* _What is needed_:
Start at the line containing "Give me the", stop at the line containing "const H = 286;", and please reproduce every line in between, both ends included, without pictures.

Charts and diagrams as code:
»»
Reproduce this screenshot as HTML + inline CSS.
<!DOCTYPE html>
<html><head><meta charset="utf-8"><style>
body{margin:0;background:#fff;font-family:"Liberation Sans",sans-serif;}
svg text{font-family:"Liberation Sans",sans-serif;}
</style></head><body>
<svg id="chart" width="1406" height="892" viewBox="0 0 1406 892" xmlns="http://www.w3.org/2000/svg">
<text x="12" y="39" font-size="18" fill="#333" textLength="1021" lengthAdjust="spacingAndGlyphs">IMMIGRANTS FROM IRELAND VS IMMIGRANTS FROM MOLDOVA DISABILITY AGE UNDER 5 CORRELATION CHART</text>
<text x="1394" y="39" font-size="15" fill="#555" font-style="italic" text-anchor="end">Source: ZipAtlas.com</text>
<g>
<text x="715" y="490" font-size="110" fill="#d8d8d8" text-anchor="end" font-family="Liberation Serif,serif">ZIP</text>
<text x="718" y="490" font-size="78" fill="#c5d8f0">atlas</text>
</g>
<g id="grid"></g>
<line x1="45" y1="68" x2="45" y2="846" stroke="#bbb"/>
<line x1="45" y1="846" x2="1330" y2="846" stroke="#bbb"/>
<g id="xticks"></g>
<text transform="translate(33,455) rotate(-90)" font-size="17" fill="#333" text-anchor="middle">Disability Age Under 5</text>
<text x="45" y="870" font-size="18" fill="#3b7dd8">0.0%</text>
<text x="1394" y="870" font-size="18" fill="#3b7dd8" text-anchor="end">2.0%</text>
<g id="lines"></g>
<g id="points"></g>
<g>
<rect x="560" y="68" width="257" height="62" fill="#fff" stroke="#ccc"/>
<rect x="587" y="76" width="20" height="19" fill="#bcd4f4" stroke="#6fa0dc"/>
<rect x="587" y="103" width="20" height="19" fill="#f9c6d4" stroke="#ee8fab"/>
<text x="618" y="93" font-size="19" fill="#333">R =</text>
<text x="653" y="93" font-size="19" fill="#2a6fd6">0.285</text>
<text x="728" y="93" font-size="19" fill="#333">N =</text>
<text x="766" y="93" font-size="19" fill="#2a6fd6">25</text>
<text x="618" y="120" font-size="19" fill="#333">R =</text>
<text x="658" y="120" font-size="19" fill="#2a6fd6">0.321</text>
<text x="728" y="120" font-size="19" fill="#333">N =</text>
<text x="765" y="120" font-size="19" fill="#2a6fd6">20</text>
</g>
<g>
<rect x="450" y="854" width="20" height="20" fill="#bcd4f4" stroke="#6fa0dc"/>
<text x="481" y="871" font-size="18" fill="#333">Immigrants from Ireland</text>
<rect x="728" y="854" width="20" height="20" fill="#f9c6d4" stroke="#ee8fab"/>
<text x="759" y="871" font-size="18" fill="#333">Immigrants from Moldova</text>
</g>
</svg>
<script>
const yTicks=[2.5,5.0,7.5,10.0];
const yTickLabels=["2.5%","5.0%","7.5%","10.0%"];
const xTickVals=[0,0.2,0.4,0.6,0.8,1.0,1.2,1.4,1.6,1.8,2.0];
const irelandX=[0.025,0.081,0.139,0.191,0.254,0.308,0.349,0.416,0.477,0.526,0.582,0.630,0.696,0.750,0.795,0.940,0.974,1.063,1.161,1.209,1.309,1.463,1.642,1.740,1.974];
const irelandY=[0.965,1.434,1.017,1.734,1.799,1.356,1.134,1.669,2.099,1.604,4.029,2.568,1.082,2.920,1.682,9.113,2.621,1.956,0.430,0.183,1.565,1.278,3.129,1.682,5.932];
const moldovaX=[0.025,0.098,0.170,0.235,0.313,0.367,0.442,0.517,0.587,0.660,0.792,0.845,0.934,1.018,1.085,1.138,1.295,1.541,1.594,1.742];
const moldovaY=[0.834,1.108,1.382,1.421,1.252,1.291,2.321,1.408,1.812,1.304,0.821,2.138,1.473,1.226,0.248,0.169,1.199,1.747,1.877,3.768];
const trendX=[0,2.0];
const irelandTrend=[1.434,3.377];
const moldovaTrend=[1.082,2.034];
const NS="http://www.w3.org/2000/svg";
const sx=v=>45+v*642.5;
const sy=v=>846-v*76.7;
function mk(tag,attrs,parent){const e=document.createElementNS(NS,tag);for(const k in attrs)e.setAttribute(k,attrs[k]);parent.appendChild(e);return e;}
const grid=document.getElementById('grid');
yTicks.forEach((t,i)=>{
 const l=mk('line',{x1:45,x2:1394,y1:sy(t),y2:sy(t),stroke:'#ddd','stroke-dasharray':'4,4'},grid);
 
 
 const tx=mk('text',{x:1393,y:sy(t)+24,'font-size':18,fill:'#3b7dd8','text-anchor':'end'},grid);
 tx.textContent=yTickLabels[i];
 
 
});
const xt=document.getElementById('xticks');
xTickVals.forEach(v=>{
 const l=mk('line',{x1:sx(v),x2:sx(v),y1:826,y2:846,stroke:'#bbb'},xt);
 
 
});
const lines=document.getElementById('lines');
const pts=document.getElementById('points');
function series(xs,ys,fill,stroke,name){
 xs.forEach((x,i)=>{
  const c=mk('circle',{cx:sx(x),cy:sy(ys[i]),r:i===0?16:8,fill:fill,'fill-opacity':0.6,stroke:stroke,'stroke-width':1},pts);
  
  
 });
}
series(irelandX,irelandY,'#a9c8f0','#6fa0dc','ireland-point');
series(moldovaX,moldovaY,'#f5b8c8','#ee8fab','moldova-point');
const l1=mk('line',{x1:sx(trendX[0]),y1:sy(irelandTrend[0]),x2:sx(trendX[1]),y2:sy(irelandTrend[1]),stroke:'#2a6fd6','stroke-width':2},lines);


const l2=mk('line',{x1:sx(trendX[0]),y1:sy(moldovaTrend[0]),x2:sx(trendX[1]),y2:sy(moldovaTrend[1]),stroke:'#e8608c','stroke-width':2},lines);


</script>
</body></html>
««
»»
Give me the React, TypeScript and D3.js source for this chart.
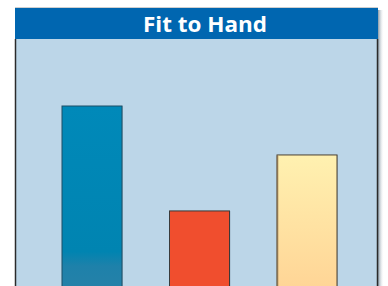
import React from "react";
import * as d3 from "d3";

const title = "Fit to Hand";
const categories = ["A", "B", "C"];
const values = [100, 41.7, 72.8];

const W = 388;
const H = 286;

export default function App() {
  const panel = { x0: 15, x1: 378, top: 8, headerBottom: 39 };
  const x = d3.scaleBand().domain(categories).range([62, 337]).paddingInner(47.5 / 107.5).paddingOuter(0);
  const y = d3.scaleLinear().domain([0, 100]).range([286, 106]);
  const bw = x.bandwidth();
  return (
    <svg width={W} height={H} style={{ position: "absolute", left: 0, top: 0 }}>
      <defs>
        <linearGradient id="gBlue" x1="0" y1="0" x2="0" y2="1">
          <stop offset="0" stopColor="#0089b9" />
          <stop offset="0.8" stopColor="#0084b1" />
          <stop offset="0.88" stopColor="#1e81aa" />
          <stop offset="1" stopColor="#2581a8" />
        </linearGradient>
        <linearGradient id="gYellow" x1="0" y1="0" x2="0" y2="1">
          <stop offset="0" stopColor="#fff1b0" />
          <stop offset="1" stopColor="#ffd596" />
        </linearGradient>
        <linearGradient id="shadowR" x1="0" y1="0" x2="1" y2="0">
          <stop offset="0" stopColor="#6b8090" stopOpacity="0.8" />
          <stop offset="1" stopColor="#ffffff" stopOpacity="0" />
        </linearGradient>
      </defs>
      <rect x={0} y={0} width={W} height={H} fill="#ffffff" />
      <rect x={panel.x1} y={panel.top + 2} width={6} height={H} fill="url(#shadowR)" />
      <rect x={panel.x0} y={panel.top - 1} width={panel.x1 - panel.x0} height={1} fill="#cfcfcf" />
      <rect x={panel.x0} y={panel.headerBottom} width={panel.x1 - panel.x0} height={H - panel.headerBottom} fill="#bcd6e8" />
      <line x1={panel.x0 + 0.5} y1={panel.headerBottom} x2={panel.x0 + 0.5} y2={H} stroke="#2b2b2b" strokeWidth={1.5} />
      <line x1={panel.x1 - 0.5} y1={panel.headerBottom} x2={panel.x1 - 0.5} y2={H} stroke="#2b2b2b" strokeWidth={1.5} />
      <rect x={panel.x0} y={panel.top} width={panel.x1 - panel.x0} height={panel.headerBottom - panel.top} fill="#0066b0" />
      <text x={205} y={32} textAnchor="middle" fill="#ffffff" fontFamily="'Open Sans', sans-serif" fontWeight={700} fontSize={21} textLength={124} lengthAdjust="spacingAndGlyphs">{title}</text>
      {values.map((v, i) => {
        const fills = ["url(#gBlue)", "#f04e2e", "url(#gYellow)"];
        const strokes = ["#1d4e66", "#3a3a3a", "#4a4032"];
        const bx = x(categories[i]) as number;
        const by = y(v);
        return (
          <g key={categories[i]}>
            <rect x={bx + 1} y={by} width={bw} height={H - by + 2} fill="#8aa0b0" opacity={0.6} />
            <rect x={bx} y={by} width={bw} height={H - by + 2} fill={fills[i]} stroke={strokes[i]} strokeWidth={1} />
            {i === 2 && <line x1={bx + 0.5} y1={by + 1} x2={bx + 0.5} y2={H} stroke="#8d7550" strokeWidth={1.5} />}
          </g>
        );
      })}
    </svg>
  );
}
««
* _Correct output_:
Give me the React, TypeScript and D3.js source for this chart.
import React from "react";
import * as d3 from "d3";

const title = "Fit to Hand";
const categories = ["A", "B", "C"];
const values = [100, 41.7, 72.8];

const W = 388;
const H = 286;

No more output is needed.